MUMMIFICATION. MUMM-I-FI-KAY-SHUN. MMMMUMM… IFICATION.

As my fifth grade substitute teacher read aloud a passage about ancient Egyptian traditions, she was suddenly enthralled by the word Mummification. What a beautiful word! All the ways one must manipulate the lips for each part of the word! She mapped out the syllables, each sound, tasting, listening. She repeated the word, had the class pronounce the word, we said the word together. Mummification.

Here, I introduce the obscure logophile: one who loves words. My middle school substitute is not alone in her affair. For example, Nabokov famously had an obsession with words. My favourite line of Lolita is still mesmerizing. “Lo-lee-ta: the tip of the tongue taking a trip of three steps down the palate to tap, at three, on the teeth. Lo. Lee. Ta” (Nabokov, 1).

For longer than I’d like to admit, I followed the movements of my tongue and lips as I mouthed the name too. Lolita, Lo-lee-ta. Literarily speaking, this sentence is genius. Within the first page of the book, any reader who felt the urge to say the girl’s name is already in the shoes of Humbert Humbert and as a result must share some of the protagonist’s guilt. But it also perfectly demonstrates his ear for beautiful words.

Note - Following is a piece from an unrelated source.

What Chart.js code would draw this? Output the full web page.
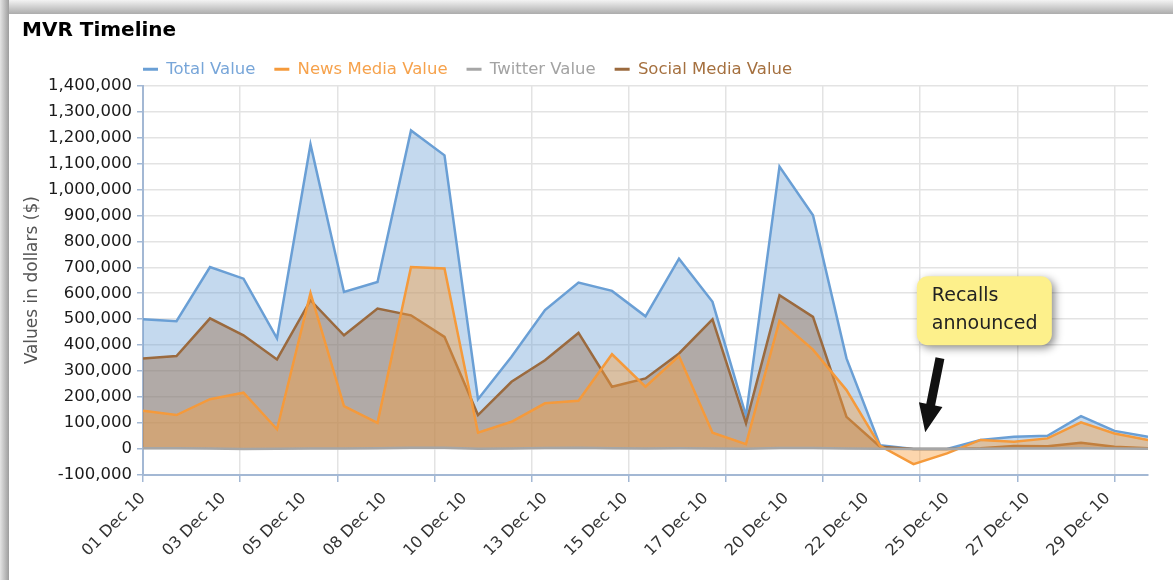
<!DOCTYPE html>
<html>
<head>
<meta charset="utf-8">
<script src="https://cdn.jsdelivr.net/npm/chart.js@4/dist/chart.umd.min.js"></script>
<style>
  html, body { margin: 0; padding: 0; background: #fff; }
  #wrap { position: relative; width: 1173px; height: 580px; overflow: hidden; }
  .shade-top { position: absolute; left: 0; top: 0; width: 1173px; height: 14px;
    background: linear-gradient(to bottom, #f3f3f3, #acacac); }
  .shade-left { position: absolute; left: 0; top: 0; width: 9px; height: 580px;
    background: linear-gradient(to right, #e4e4e4, #9d9d9d); }
  canvas { position: absolute; left: 0; top: 0; }
</style>
</head>
<body>
<div id="wrap">
  <div class="shade-top"></div>
  <div class="shade-left"></div>
  <canvas id="mvrChart" width="1173" height="580"></canvas>
</div>
<script>
// one entry per day, 01 Dec 2010 .. 31 Dec 2010
const days = Array.from({ length: 31 }, (_, i) => String(i + 1).padStart(2, '0') + ' Dec 10');

const totalValue  = [500000, 492000, 701000, 656000, 426000, 1173000, 605000, 643000, 1227000, 1131000,
                     192000, 355000, 535000, 641000, 609000, 511000, 733000, 567000, 128000, 1088000,
                     900000, 349000, 15000, 0, 0, 35000, 47000, 51000, 127000, 70000, 47000];
const newsValue   = [147000, 131000, 192000, 217000, 76000, 601000, 165000, 101000, 701000, 695000,
                     63000, 105000, 176000, 186000, 365000, 240000, 358000, 63000, 19000, 494000,
                     383000, 227000, 12000, -58000, -17000, 35000, 28000, 41000, 103000, 60000, 35000];
const twitterValue = [3000, 3000, 2000, 0, 1000, 2000, 2000, 3000, 5000, 5000,
                      1000, 2000, 4000, 5000, 3000, 2000, 3000, 2000, 1000, 4000,
                      4000, 2000, 1000, 0, 0, 1000, 2000, 2000, 3000, 2000, 1000];
const socialValue = [349000, 358000, 503000, 438000, 345000, 573000, 438000, 541000, 515000, 432000,
                     131000, 259000, 342000, 447000, 240000, 272000, 368000, 499000, 99000, 592000,
                     509000, 124000, 9000, 0, 0, 3000, 12000, 11000, 24000, 9000, 3000];

const yTicksMin = -100000;
const yTicksMax = 1400000;
const yStep = 100000;

const labelStep = 2.4;  // date labels every 2.4 days
const gridStep = 2.9;   // vertical grid lines / tick marks

const legendTextColors = ['#78a6d9', '#f6a24c', '#a3a3a3', '#a5703f'];

const callout = {
  lines: ['Recalls', 'announced'],
  box: { x0: 23.1, x1: 27.13, y0: 665000, y1: 400000 },
  arrowFrom: { x: 23.79, y: 350000 },
  arrowTo: { x: 23.35, y: 65000 }
};

function toPoints(values) {
  return values.map((v, i) => ({ x: i, y: v }));
}

function onStep(v, step) {
  const r = v / step;
  return Math.abs(r - Math.round(r)) < 1e-6;
}

const calloutPlugin = {
  id: 'calloutPlugin',
  afterLayout(chart) {
    // legend starts at the plot's left edge, a bit lower than the layout puts it
    const pad = chart.legend.options.labels.padding;
    chart.legend.left = chart.chartArea.left - pad;
    chart.legend.top += 2;
    chart.titleBlock.top += 1;
  },
  afterDraw(chart) {
    const { ctx, scales: { x, y } } = chart;
    const bx0 = x.getPixelForValue(callout.box.x0);
    const bx1 = x.getPixelForValue(callout.box.x1);
    const by0 = y.getPixelForValue(callout.box.y0);
    const by1 = y.getPixelForValue(callout.box.y1);

    ctx.save();
    ctx.shadowColor = 'rgba(0,0,0,0.45)';
    ctx.shadowBlur = 8;
    ctx.shadowOffsetX = 3;
    ctx.shadowOffsetY = 3;
    ctx.beginPath();
    ctx.roundRect(bx0, by0, bx1 - bx0, by1 - by0, 11);
    ctx.fillStyle = '#fdf08b';
    ctx.fill();
    ctx.restore();

    ctx.save();
    ctx.fillStyle = '#222';
    ctx.font = '19px "DejaVu Sans"';
    ctx.textBaseline = 'middle';
    ctx.fillText(callout.lines[0], bx0 + 15, by0 + 20);
    ctx.fillText(callout.lines[1], bx0 + 15, by0 + 48);
    ctx.restore();

    // arrow
    const tx = x.getPixelForValue(callout.arrowFrom.x), ty = y.getPixelForValue(callout.arrowFrom.y);
    const hx = x.getPixelForValue(callout.arrowTo.x), hy = y.getPixelForValue(callout.arrowTo.y);
    const len = Math.hypot(hx - tx, hy - ty);
    const dx = (hx - tx) / len, dy = (hy - ty) / len;
    const nx = -dy, ny = dx;
    const headLen = 28, headHalf = 12, shaftHalf = 4.5;
    const bx = hx - dx * headLen, by = hy - dy * headLen;
    ctx.save();
    ctx.fillStyle = '#111';
    ctx.beginPath();
    ctx.moveTo(tx + nx * shaftHalf, ty + ny * shaftHalf);
    ctx.lineTo(bx + nx * shaftHalf, by + ny * shaftHalf);
    ctx.lineTo(bx + nx * headHalf, by + ny * headHalf);
    ctx.lineTo(hx, hy);
    ctx.lineTo(bx - nx * headHalf, by - ny * headHalf);
    ctx.lineTo(bx - nx * shaftHalf, by - ny * shaftHalf);
    ctx.lineTo(tx - nx * shaftHalf, ty - ny * shaftHalf);
    ctx.closePath();
    ctx.fill();
    ctx.restore();
  }
};

Chart.defaults.font.family = '"DejaVu Sans", Verdana, sans-serif';

const ctx = document.getElementById('mvrChart').getContext('2d');
const mvrChart = new Chart(ctx, {
  type: 'line',
  data: {
    datasets: [{
      label: 'Total Value',
      data: toPoints(totalValue),
      borderColor: '#6a9fd5',
      backgroundColor: 'rgba(108,160,212,0.4)',
      fill: 'origin',
      order: 4
    }, {
      label: 'News Media Value',
      data: toPoints(newsValue),
      borderColor: '#f59a3b',
      backgroundColor: 'rgba(247,157,60,0.42)',
      fill: 'origin',
      order: 2
    }, {
      label: 'Twitter Value',
      data: toPoints(twitterValue),
      borderColor: '#a6a6a6',
      backgroundColor: 'rgba(160,160,160,0.3)',
      fill: 'origin',
      order: 1
    }, {
      label: 'Social Media Value',
      data: toPoints(socialValue),
      borderColor: '#9b6a3e',
      backgroundColor: 'rgba(150,100,60,0.4)',
      fill: 'origin',
      order: 3
    }]
  },
  options: {
    responsive: false,
    animation: false,
    elements: {
      point: { radius: 0 },
      line: { tension: 0, borderWidth: 2.5 }
    },
    layout: { padding: { left: 22, right: 25, top: 0, bottom: 0 } },
    plugins: {
      title: {
        display: true,
        text: 'MVR Timeline',
        align: 'start',
        color: '#000',
        font: { size: 20, weight: 'bold', lineHeight: 1 },
        padding: { top: 20, bottom: 0 }
      },
      legend: {
        display: true,
        position: 'top',
        align: 'start',
        labels: {
          boxWidth: 15,
          boxHeight: 3,
          padding: 19,
          font: { size: 16.5 },
          sort: (a, b) => a.datasetIndex - b.datasetIndex,
          generateLabels(chart) {
            const items = Chart.defaults.plugins.legend.labels.generateLabels(chart);
            items.forEach(it => {
              const ds = chart.data.datasets[it.datasetIndex];
              it.fillStyle = ds.borderColor;
              it.strokeStyle = ds.borderColor;
              it.lineWidth = 0;
              it.fontColor = legendTextColors[it.datasetIndex];
            });
            return items;
          }
        }
      },
      tooltip: { enabled: false }
    },
    scales: {
      x: {
        type: 'linear',
        min: 0,
        max: days.length - 1,
        afterBuildTicks(axis) {
          const vals = [];
          for (let v = 0; v <= days.length - 1 + 1e-9; v += gridStep) vals.push(+v.toFixed(3));
          for (let v = labelStep; v <= days.length - 1 + 1e-9; v += labelStep) vals.push(+v.toFixed(3));
          vals.sort((a, b) => a - b);
          axis.ticks = vals.map(v => ({ value: v }));
        },
        afterFit(scale) { scale.height = 105; },
        ticks: {
          autoSkip: false,
          maxRotation: 45,
          minRotation: 45,
          padding: 7,
          color: '#333',
          font: { size: 16 },
          callback: v => onStep(v, labelStep) ? days[Math.floor(v + 1e-6)] : ''
        },
        grid: {
          color: c => onStep(c.tick.value, gridStep) ? '#e3e3e3' : 'transparent',
          tickColor: c => onStep(c.tick.value, gridStep) ? '#a3b8d4' : 'transparent',
          lineWidth: 1.5,
          tickLength: 7
        },
        border: { color: '#a3b8d4', width: 2 }
      },
      y: {
        min: yTicksMin,
        max: yTicksMax,
        afterFit(scale) { scale.width = 121; },
        ticks: {
          stepSize: yStep,
          color: '#1a1a1a',
          padding: 5,
          font: { size: 16.5 },
          callback: v => v.toLocaleString('en-US')
        },
        grid: {
          color: '#e3e3e3',
          lineWidth: 1.5,
          tickColor: '#a3b8d4',
          tickLength: 6
        },
        border: { color: '#a3b8d4', width: 2 },
        title: {
          display: true,
          text: 'Values in dollars ($)',
          color: '#555',
          font: { size: 17 },
          padding: { top: 0, bottom: 4 }
        }
      }
    }
  },
  plugins: [calloutPlugin]
});
</script>
</body>
</html>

Herman Melville was also in love with words,

“…under a blue tranquil sky; the ship under indolent sail, and gliding so serenely along; as I bathed my hands among those soft, gentle globules of infiltrated tissues, wove almost within the hour; as they richly broke to my fingers, discharged all their opulence, like fully ripe grapes their wine; as I snuffed up that uncontaminated aroma, – literally and truly, like the smell of spring violets; I declare to you, that for the time I lived in a musky meadow” (Melville, chapter 94).

Why is this paragraph so enamouring? Tranquil, indolent, serenely, bathed, soft, gentle, globules, infiltrated, tissue, wove, richly, discharged, opulence, ripe, snuffed, aroma, violets, musky, and meadow is why.

For the reader’s convenience, I’ve compiled a very short list in order to determine whether you too have an inclination towards the euphonic. If any of the following words inspires a feeling of immense pleasure, if you find yourself saying any of these words in a hushed tone upon reading, or if a few hours from now you mouth a word on your way home on the subway – you, dear reader may very well be a logophile.

Kumquat, plunge, flesh, plum, lullaby, flamingo, murmuring, marmalade, ooze, bruise, memory, pulp, jugular, whimsical, sponge, squish, tranquil, nonchalant, almond, lanolin, tambourine, moonbeam, eggplant, solitude.